Mit dem heiligen Franz von Assisi verstand Dominikus, dass die Verkündigung des Evangeliums, »verbis et exemplo«, das Wachstum der ganzen kirchlichen Gemeinschaft in brüderlicher Einheit und missionarischer Jüngerschaft voraussetzte. Das dominikanische Charisma der Verkündigung mündete recht bald in die Gründung der verschiedenen Zweige der großen dominikanischen Familie und umfasste alle Lebensstände in der Kirche. In den folgenden Jahrhunderten fand es beredten Ausdruck in den Schriften der heiligen Katharina von Siena, in den Gemälden des seligen Fra Angelico und in den karitativen Werken der heiligen Rosa von Lima, des seligen Johannes Macías und der heiligen Margherita da Castello. So inspiriert er auch in unserer Zeit weiterhin die Arbeit von Künstlern, Gelehrten, Lehrern und Kommunikatoren. In diesem Jubiläumsjahr müssen wir auch jene Mitglieder der dominikanischen Familie in Erinnerung rufen, deren Martyrium an sich eine mächtige Form der Verkündigung war. Oder die zahllosen Männer und Frauen, die die Einfachheit und das Mitgefühl des heiligen Martin von Porres nachgeahmt und die Freude des Evangeliums in die Randgebiete der Gesellschaften und unserer Welt getragen haben. Ich denke hier insbesondere an das stille Zeugnis, das viele Tausend Angehörige des Drittordens der Dominikaner sowie Mitglieder der dominikanischen Jugendbewegung gegeben haben, die die wichtige und in der Tat unverzichtbare Rolle der Laien in der Evangelisierungstätigkeit widerspiegeln.

Im Jubiläumsjahr der Geburt des heiligen Dominikus zum ewigen Leben möchte ich den Predigerbrüdern insbesondere meinen Dank zum Ausdruck bringen für den außerordentlichen Beitrag, den sie durch die theologische Forschung zur Verkündigung des Evangeliums geleistet haben. Indem er die ersten Ordensbrüder an die entstehenden Universitäten in Europa sandte, erkannte Dominikus die lebenswichtige Bedeutung, den zukünftigen Predigern eine gesunde und solide theologische Ausbildung zu geben, die auf der Heiligen Schrift gründet, die von der Vernunft gestellten Fragen achtet und darauf vorbereitet ist, sich um einen disziplinierten und respektvollen Dialog im Dienst an der Offenbarung Gottes in Christus zu bemühen.
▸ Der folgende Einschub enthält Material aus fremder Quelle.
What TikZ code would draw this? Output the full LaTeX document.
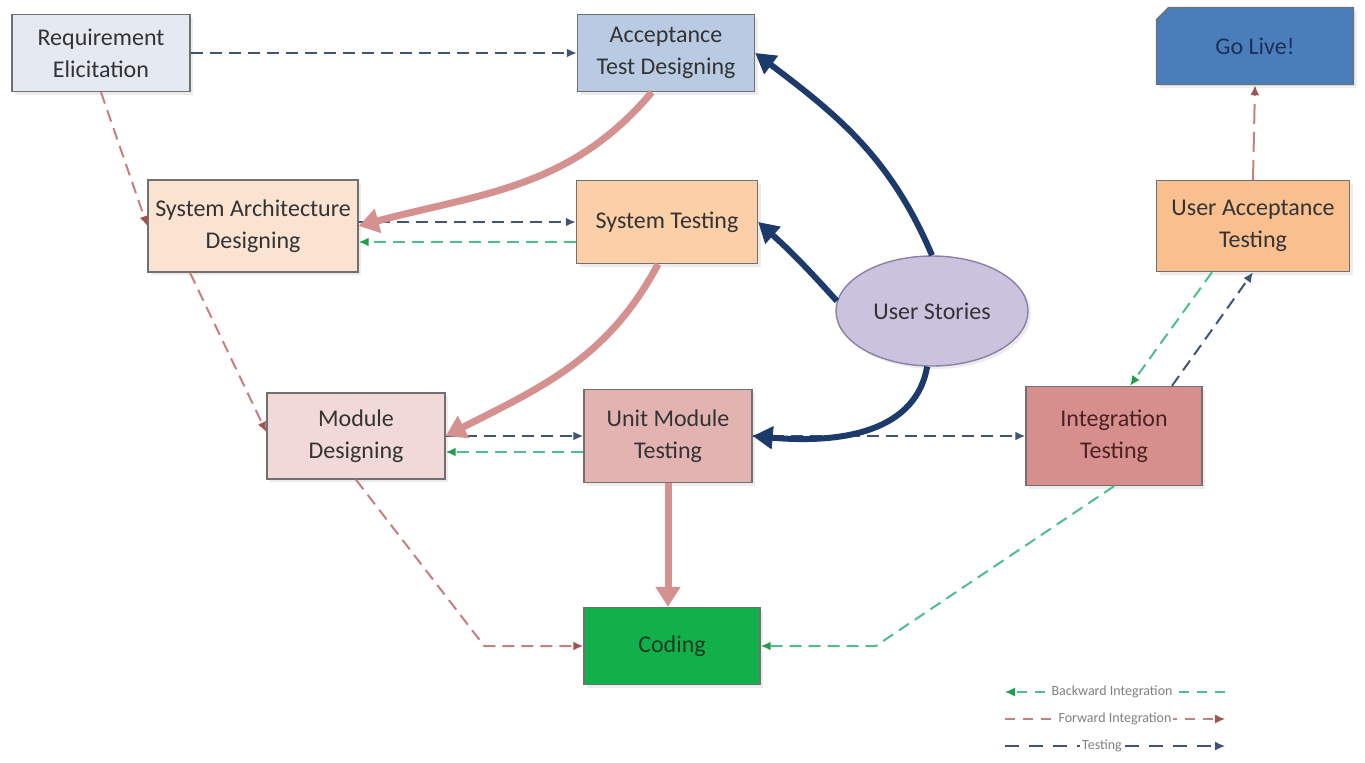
\documentclass[tikz,border=0pt]{standalone}
\usepackage{fontspec}
\setmainfont{Carlito}
\usetikzlibrary{arrows.meta,shapes.geometric,shapes.misc,shadows}

\definecolor{boxline}{HTML}{707070}
\definecolor{boxtext}{HTML}{333333}
\definecolor{tstblue}{HTML}{3F5573}
\definecolor{bwdgreen}{HTML}{4DBE8C}
\definecolor{bwddark}{HTML}{1F9E50}
\definecolor{fwdred}{HTML}{C77F7E}
\definecolor{fwddark}{HTML}{9E5552}
\definecolor{feedpink}{HTML}{D4918F}
\definecolor{storynavy}{HTML}{1C3A6A}
\definecolor{reqfill}{HTML}{E4E9F2}
\definecolor{acceptfill}{HTML}{B9CBE3}
\definecolor{livefill}{HTML}{4A7EBB}
\definecolor{livetext}{HTML}{1E2F58}
\definecolor{archfill}{HTML}{FBE3D2}
\definecolor{systestfill}{HTML}{FBCFA8}
\definecolor{uatfill}{HTML}{F9BF8F}
\definecolor{storyline}{HTML}{8A80A8}
\definecolor{storyfill}{HTML}{CBC2DD}
\definecolor{modfill}{HTML}{F0D9D8}
\definecolor{unitfill}{HTML}{E3B3B2}
\definecolor{integfill}{HTML}{D68F8D}
\definecolor{integtext}{HTML}{4A2222}
\definecolor{codefill}{HTML}{12B04A}
\definecolor{codetext}{HTML}{1E3A22}

\tikzset{
  box/.style={draw=boxline, line width=0.7pt, align=center, text=boxtext, inner sep=2pt,
    font=\fontsize{12}{16}\selectfont, drop shadow={opacity=0.15, shadow xshift=1.5pt, shadow yshift=-1.5pt}},
  tst/.style={draw=tstblue, line width=1pt, dash pattern=on 6pt off 3.5pt, -{Latex[length=5pt,width=4.5pt]}},
  bwd/.style={draw=bwdgreen, line width=1pt, dash pattern=on 6pt off 3.5pt, -{Latex[length=5pt,width=4.5pt,color=bwddark]}},
  fwd/.style={draw=fwdred, line width=1pt, dash pattern=on 6pt off 3.5pt, -{Latex[length=5pt,width=4.5pt,color=fwddark]}},
  feed/.style={draw=feedpink, line width=3.5pt, -{Triangle[length=10pt,width=12pt]}},
  story/.style={draw=storynavy, line width=3pt, -{Triangle[length=10pt,width=11pt]}},
  legtext/.style={fill=white, inner sep=1pt, text=gray, font=\fontsize{7}{8}\selectfont}
}

\begin{document}
\begin{tikzpicture}[x=0.5pt,y=0.5pt]
  \useasboundingbox[fill=white] (0,0) rectangle (1365,-762);

  \node[box, fill=reqfill, minimum width=89pt, minimum height=38.5pt] (req) at (101,-53) {Requirement\\Elicitation};
  \node[box, fill=acceptfill, minimum width=88.5pt, minimum height=38.5pt] (accept) at (666,-53) {Acceptance\\Test Designing};
  \node[box, fill=livefill, text=livetext, chamfered rectangle, chamfered rectangle corners=north west,
    chamfered rectangle xsep=3pt, chamfered rectangle ysep=3pt, minimum width=98.5pt, minimum height=38.5pt] (golive) at (1255,-46) {Go Live!};
  \node[box, fill=archfill, minimum width=105pt, minimum height=46pt] (sysarch) at (253,-226) {System Architecture\\Designing};
  \node[box, fill=systestfill, minimum width=90.5pt, minimum height=41.5pt] (systest) at (667,-222) {System Testing};
  \node[box, fill=uatfill, minimum width=96.5pt, minimum height=45.5pt] (uat) at (1253,-226) {User Acceptance\\Testing};
  \node[box, ellipse, draw=storyline, fill=storyfill, inner sep=0pt, minimum width=96pt, minimum height=55pt] (stories) at (932,-311) {User Stories};
  \node[box, fill=modfill, minimum width=89pt, minimum height=43pt] (moddes) at (356,-436) {Module\\Designing};
  \node[box, fill=unitfill, minimum width=84pt, minimum height=46.5pt] (unit) at (668,-436) {Unit Module\\Testing};
  \node[box, fill=integfill, text=integtext, minimum width=88pt, minimum height=49.5pt] (integ) at (1114,-436) {Integration\\Testing};
  \node[box, fill=codefill, text=codetext, minimum width=88pt, minimum height=38.5pt] (coding) at (672,-646) {Coding};

  % dashed links
  \draw[tst] (req.east) -- (accept.west);
  \draw[fwd] (req.south) -- (sysarch.west);
  \draw[fwd] ([xshift=-31.5pt]sysarch.south) -- ([yshift=2pt]moddes.west);
  \draw[tst] ([yshift=2pt]sysarch.east) -- (systest.west);
  \draw[bwd] ([yshift=-10pt]systest.west) -- ([yshift=-8pt]sysarch.east);
  \draw[tst] (moddes.east) -- (unit.west);
  \draw[bwd] ([yshift=-8pt]unit.west) -- ([yshift=-8pt]moddes.east);
  \draw[tst] (unit.east) -- (integ.west);
  \draw[fwd] (moddes.south) -- ([xshift=-49.5pt]coding.west) -- (coding.west);
  \draw[bwd] (integ.south) -- ([xshift=57.5pt]coding.east) -- (coding.east);
  \draw[tst] ([xshift=29pt]integ.north) -- (uat.south);
  \draw[bwd] ([xshift=-20.5pt]uat.south) -- ([xshift=8pt]integ.north);
  \draw[fwd, dash pattern=on 10pt off 4pt] (uat.north) -- (golive.south);

  % thick links
  \draw[feed] (unit.south) -- (unit.south |- coding.north);
  \draw[feed] (accept.250) to[out=-130, in=15] (sysarch.east);
  \draw[feed] (systest.258) to[out=-118, in=27] (moddes.east);
  \draw[story] (stories.north) to[out=113, in=-37] (accept.east);
  \draw[story] (stories.174) to[out=132, in=-42] (systest.east);
  \draw[story] (stories.265) to[out=-100, in=-5] (unit.east);

  % legend
  \coordinate (lb1) at (1005,-692); \coordinate (lb2) at (1225,-692);
  \coordinate (lf1) at (1005,-719); \coordinate (lf2) at (1225,-719);
  \coordinate (lt1) at (1005,-746); \coordinate (lt2) at (1225,-746);
  \draw[bwd, line width=0.7pt, dash pattern=on 5pt off 4pt] (lb2) -- (lb1);
  \draw[fwd, line width=0.7pt, dash pattern=on 5pt off 4pt] (lf1) -- (lf2);
  \draw[tst, line width=0.7pt, dash pattern=on 7pt off 5pt] (lt1) -- (lt2);
  \node[legtext] (legback) at (1112,-692) {Backward Integration};
  \node[legtext] (legfwd) at (1115,-719) {Forward Integration};
  \node[legtext] (legtst) at (1102,-746) {Testing};
\end{tikzpicture}
\end{document}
Das intellektuelle Apostolat des Ordens, seine zahlreichen Schulen und Hochschulen, seine Pflege der theologischen Wissenschaften und seine Anwesenheit in der Welt der Kultur haben die Begegnung zwischen Glauben und Vernunft angeregt, die Lebenskraft des christlichen Glaubens genährt und die Sendung der Kirche gefördert, den Verstand und das Herz zu Christus hinzuziehen. Auch in diesem Zusammenhang kann ich nur erneut meine Dankbarkeit zum Ausdruck bringen für die Geschichte des Ordens im Dienst am Apostolischen Stuhl, die auf Dominikus selbst zurückgeht.
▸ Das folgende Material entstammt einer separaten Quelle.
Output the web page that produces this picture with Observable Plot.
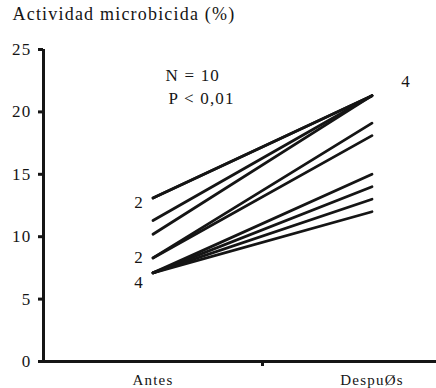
<!DOCTYPE html>
<html>
<head>
<meta charset="utf-8">
<script src="https://cdn.jsdelivr.net/npm/d3@7"></script>
<script src="https://cdn.jsdelivr.net/npm/@observablehq/plot@0.6"></script>
<style>
  html, body { margin: 0; padding: 0; background: #fff; }
  #chart svg text { letter-spacing: 1.2px; }
</style>
</head>
<body>
<div id="chart"></div>
<script>
// Categories and their positions on the (two-band) x axis
const categories = ["Antes", "DespuØs"];
const categoryPos = [0.5, 1.5];
const bandTicks = [1];

// Microbicidal activity (%) per subject, before and after
const antes   = [13.1, 13.1, 11.3, 10.2, 8.3, 8.3, 7.1, 7.1, 7.1, 7.1];
const despues = [21.3, 21.3, 21.3, 21.3, 19.1, 18.1, 15.0, 14.0, 13.0, 12.0];

// Overlap counts shown beside the lines
const countText = ["2", "2", "4"];
const countY    = [12.7, 8.3, 6.3];
const endCountText = ["4"];
const endCountY    = [22.4];

const yTicks = [0, 5, 10, 15, 20, 25];
const title = "Actividad microbicida (%)";
const stats = ["N = 10", "P < 0,01"];

const pairs = antes.map((a, i) => ({a, d: despues[i]}));
const cats = categories.map((c, i) => ({c, x: categoryPos[i]}));

const ink = "#151515";
const font = "Liberation Serif";

const chart = Plot.plot({
  width: 436,
  height: 388,
  marginLeft: 43,
  marginRight: 0,
  marginTop: 49,
  marginBottom: 27,
  x: {type: "linear", domain: [0, 1.7945], axis: null},
  y: {type: "linear", domain: [0, 25], axis: null},
  marks: [
    // axes
    Plot.axisY({ticks: yTicks, tickSize: 5, tickPadding: 7, strokeWidth: 3, stroke: ink, fill: ink, fontSize: 17, fontFamily: font, label: null}),
    Plot.axisX({ticks: bandTicks, tickSize: 5, tickFormat: () => "", strokeWidth: 3, stroke: ink, label: null}),
    Plot.ruleX([0], {y1: 0, y2: 25, stroke: ink, strokeWidth: 3}),
    Plot.ruleY([0], {stroke: ink, strokeWidth: 3}),
    Plot.text(cats, {x: "x", text: "c", frameAnchor: "bottom", dy: 23, fontSize: 15, fontFamily: font, fill: ink, lineAnchor: "bottom"}),
    // lines
    Plot.link(pairs, {x1: () => categoryPos[0], x2: () => categoryPos[1], y1: "a", y2: "d", stroke: ink, strokeWidth: 2.8, strokeLinecap: "round"}),
    // counts
    Plot.text(countText, {x: () => categoryPos[0], y: (d, i) => countY[i], text: d => d, dx: -14, fontSize: 17, fontFamily: font, fill: ink}),
    Plot.text(endCountText, {x: () => categoryPos[1], y: (d, i) => endCountY[i], text: d => d, dx: 34, fontSize: 17, fontFamily: font, fill: ink}),
    // title and stats
    Plot.text([title], {frameAnchor: "top-left", dx: -31, dy: -42, fontSize: 18, fontFamily: font, fill: ink, textAnchor: "start", lineAnchor: "top"}),
    Plot.text([stats[0]], {frameAnchor: "top-left", dx: 122, dy: 19, fontSize: 17, fontFamily: font, fill: ink, textAnchor: "start", lineAnchor: "top"}),
    Plot.text([stats[1]], {frameAnchor: "top-left", dx: 125, dy: 42, fontSize: 17, fontFamily: font, fill: ink, textAnchor: "start", lineAnchor: "top"})
  ]
});
document.getElementById("chart").appendChild(chart);
</script>
</body>
</html>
Während meines Besuchs in Bologna vor fünf Jahren habe ich den Segen erfahren, einige Augenblicke betend am Grab des heiligen Dominikus innezuhalten. Ich habe insbesondere für den Predigerorden gebetet und für seine Mitglieder um die Gnade der Standhaftigkeit in der Treue zu ihrem Gründungscharisma und zu der herrlichen Überlieferung, deren Erben sie sind. Indem ich dem Heiligen für all das Gute gedankt habe, das seine Söhne und seine Töchter in der Kirche vollbringen, habe ich als besonderes Geschenk um eine bedeutsame Zunahme priesterlicher Berufungen und Ordensberufungen gebetet.

Möge die Feier des Jubiläumsjahres eine Gnadenfülle auf die Predigerbrüder und auf die ganze dominikanische Familie ausgießen und einen neuen Frühling des Evangeliums einleiten. Mit großer Zuneigung vertraue ich alle, die an den Jubiläumsfeiern teilnehmen, der liebevollen Fürsprache Unserer Lieben Frau vom Rosenkranz und eures Erzvaters, des heiligen Dominikus, an und erteile von Herzen meinen Apostolischen Segen als Unterpfand der Weisheit, der Freude und des Friedens im Herrn.